## Prompt
Copy nothing but the text: reproduce each line of the listing exactly and leave the pictures out.

## Material
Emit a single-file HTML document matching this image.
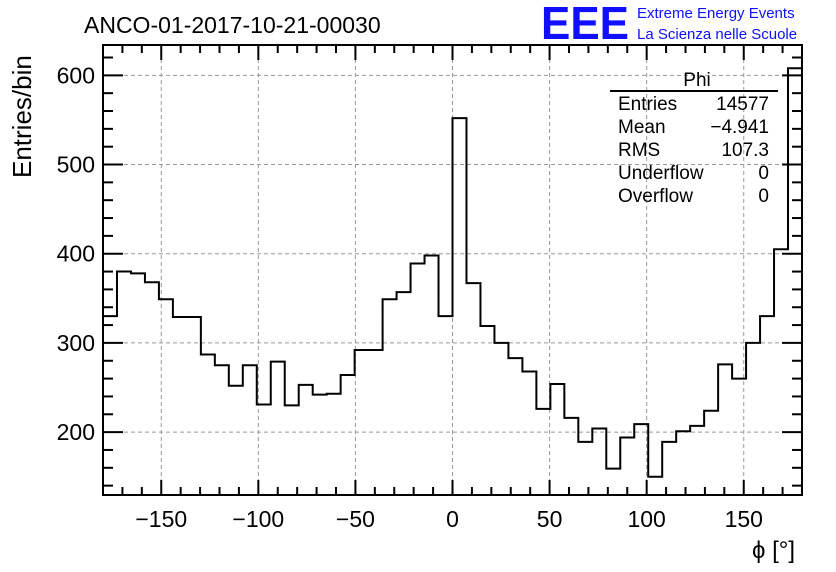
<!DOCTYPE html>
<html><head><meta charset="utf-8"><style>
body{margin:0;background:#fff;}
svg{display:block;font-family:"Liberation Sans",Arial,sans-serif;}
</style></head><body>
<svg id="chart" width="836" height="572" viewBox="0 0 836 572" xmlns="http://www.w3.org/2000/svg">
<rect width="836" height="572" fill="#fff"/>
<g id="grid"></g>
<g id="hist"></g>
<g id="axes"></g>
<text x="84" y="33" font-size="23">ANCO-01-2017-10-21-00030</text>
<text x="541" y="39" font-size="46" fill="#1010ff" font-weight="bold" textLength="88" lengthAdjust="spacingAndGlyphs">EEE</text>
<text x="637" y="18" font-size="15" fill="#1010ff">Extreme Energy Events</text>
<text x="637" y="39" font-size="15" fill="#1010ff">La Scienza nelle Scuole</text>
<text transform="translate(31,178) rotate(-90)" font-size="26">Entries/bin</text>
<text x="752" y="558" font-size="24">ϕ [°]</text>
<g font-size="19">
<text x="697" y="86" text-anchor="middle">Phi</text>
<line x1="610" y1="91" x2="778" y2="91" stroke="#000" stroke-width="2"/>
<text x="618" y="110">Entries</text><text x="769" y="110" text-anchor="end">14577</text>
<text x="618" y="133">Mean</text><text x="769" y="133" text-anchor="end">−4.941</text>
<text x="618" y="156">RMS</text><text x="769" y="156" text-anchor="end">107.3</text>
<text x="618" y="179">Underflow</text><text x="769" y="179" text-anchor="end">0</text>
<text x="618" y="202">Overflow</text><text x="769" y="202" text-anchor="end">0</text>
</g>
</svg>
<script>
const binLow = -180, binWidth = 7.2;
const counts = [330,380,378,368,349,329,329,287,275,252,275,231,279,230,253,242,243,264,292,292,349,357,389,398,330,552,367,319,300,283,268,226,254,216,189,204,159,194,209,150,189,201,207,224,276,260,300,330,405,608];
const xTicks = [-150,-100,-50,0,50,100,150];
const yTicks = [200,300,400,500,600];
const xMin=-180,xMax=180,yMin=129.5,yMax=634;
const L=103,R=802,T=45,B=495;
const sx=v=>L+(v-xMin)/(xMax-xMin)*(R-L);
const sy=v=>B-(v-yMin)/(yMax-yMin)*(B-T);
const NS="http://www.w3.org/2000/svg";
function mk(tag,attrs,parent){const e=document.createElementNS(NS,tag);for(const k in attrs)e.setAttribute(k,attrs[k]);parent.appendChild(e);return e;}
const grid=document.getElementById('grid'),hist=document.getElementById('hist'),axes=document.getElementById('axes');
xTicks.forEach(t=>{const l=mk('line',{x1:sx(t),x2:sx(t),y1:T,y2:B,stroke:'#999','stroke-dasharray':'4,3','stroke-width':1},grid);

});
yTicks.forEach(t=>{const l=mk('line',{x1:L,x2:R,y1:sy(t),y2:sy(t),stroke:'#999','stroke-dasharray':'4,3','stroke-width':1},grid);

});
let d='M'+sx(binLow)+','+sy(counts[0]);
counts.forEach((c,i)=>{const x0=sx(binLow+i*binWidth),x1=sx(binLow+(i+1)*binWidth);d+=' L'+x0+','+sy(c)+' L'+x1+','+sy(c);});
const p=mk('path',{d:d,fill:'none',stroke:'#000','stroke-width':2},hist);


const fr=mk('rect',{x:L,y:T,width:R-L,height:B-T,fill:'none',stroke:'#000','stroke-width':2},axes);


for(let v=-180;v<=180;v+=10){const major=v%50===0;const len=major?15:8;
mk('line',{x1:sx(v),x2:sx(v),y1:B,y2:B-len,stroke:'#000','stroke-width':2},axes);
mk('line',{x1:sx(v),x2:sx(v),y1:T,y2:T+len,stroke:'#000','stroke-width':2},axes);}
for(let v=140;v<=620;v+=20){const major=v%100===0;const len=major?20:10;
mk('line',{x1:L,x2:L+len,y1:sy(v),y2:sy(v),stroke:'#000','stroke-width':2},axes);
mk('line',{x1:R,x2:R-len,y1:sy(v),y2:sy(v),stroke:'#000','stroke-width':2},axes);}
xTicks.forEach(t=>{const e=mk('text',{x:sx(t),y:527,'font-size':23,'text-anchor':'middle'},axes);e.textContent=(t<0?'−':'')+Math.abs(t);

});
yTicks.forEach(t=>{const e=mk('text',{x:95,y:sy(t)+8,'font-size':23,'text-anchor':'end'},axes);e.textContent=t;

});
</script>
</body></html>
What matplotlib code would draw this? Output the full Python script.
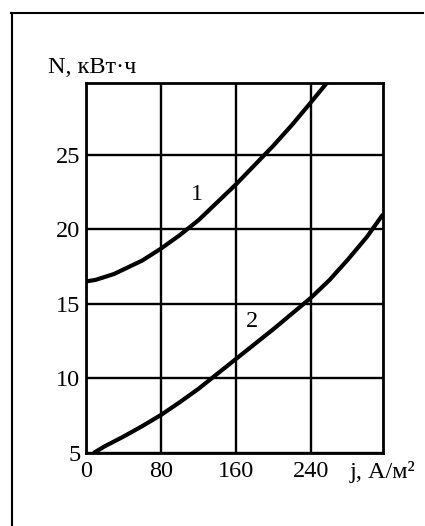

## Completed exercise
Emit a single-file HTML document matching this image.
<!DOCTYPE html>
<html><head><meta charset="utf-8"><style>
body{margin:0;background:#fff;}
svg{display:block;font-family:"Liberation Sans",Arial,sans-serif;}
</style></head><body>
<svg id="chart" width="836" height="572" viewBox="0 0 836 572" xmlns="http://www.w3.org/2000/svg">
<rect width="836" height="572" fill="#fff"/>
<g id="grid"></g>
<g id="hist"></g>
<g id="axes"></g>
<text x="84" y="33" font-size="23">ANCO-01-2017-10-21-00030</text>
<text x="541" y="39" font-size="46" fill="#1010ff" font-weight="bold" textLength="88" lengthAdjust="spacingAndGlyphs">EEE</text>
<text x="637" y="18" font-size="15" fill="#1010ff">Extreme Energy Events</text>
<text x="637" y="39" font-size="15" fill="#1010ff">La Scienza nelle Scuole</text>
<text transform="translate(31,178) rotate(-90)" font-size="26">Entries/bin</text>
<text x="752" y="558" font-size="24">ϕ [°]</text>
<g font-size="19">
<text x="697" y="86" text-anchor="middle">Phi</text>
<line x1="610" y1="91" x2="778" y2="91" stroke="#000" stroke-width="2"/>
<text x="618" y="110">Entries</text><text x="769" y="110" text-anchor="end">14577</text>
<text x="618" y="133">Mean</text><text x="769" y="133" text-anchor="end">−4.941</text>
<text x="618" y="156">RMS</text><text x="769" y="156" text-anchor="end">107.3</text>
<text x="618" y="179">Underflow</text><text x="769" y="179" text-anchor="end">0</text>
<text x="618" y="202">Overflow</text><text x="769" y="202" text-anchor="end">0</text>
</g>
</svg>
<script>
const binLow = -180, binWidth = 7.2;
const counts = [330,380,378,368,349,329,329,287,275,252,275,231,279,230,253,242,243,264,292,292,349,357,389,398,330,552,367,319,300,283,268,226,254,216,189,204,159,194,209,150,189,201,207,224,276,260,300,330,405,608];
const xTicks = [-150,-100,-50,0,50,100,150];
const yTicks = [200,300,400,500,600];
const xMin=-180,xMax=180,yMin=129.5,yMax=634;
const L=103,R=802,T=45,B=495;
const sx=v=>L+(v-xMin)/(xMax-xMin)*(R-L);
const sy=v=>B-(v-yMin)/(yMax-yMin)*(B-T);
const NS="http://www.w3.org/2000/svg";
function mk(tag,attrs,parent){const e=document.createElementNS(NS,tag);for(const k in attrs)e.setAttribute(k,attrs[k]);parent.appendChild(e);return e;}
const grid=document.getElementById('grid'),hist=document.getElementById('hist'),axes=document.getElementById('axes');
xTicks.forEach(t=>{const l=mk('line',{x1:sx(t),x2:sx(t),y1:T,y2:B,stroke:'#999','stroke-dasharray':'4,3','stroke-width':1},grid);

});
yTicks.forEach(t=>{const l=mk('line',{x1:L,x2:R,y1:sy(t),y2:sy(t),stroke:'#999','stroke-dasharray':'4,3','stroke-width':1},grid);

});
let d='M'+sx(binLow)+','+sy(counts[0]);
counts.forEach((c,i)=>{const x0=sx(binLow+i*binWidth),x1=sx(binLow+(i+1)*binWidth);d+=' L'+x0+','+sy(c)+' L'+x1+','+sy(c);});
const p=mk('path',{d:d,fill:'none',stroke:'#000','stroke-width':2},hist);


const fr=mk('rect',{x:L,y:T,width:R-L,height:B-T,fill:'none',stroke:'#000','stroke-width':2},axes);


for(let v=-180;v<=180;v+=10){const major=v%50===0;const len=major?15:8;
mk('line',{x1:sx(v),x2:sx(v),y1:B,y2:B-len,stroke:'#000','stroke-width':2},axes);
mk('line',{x1:sx(v),x2:sx(v),y1:T,y2:T+len,stroke:'#000','stroke-width':2},axes);}
for(let v=140;v<=620;v+=20){const major=v%100===0;const len=major?20:10;
mk('line',{x1:L,x2:L+len,y1:sy(v),y2:sy(v),stroke:'#000','stroke-width':2},axes);
mk('line',{x1:R,x2:R-len,y1:sy(v),y2:sy(v),stroke:'#000','stroke-width':2},axes);}
xTicks.forEach(t=>{const e=mk('text',{x:sx(t),y:527,'font-size':23,'text-anchor':'middle'},axes);e.textContent=(t<0?'−':'')+Math.abs(t);

});
yTicks.forEach(t=>{const e=mk('text',{x:95,y:sy(t)+8,'font-size':23,'text-anchor':'end'},axes);e.textContent=t;

});
</script>
</body></html>
What matplotlib code would draw this? Output the full Python script.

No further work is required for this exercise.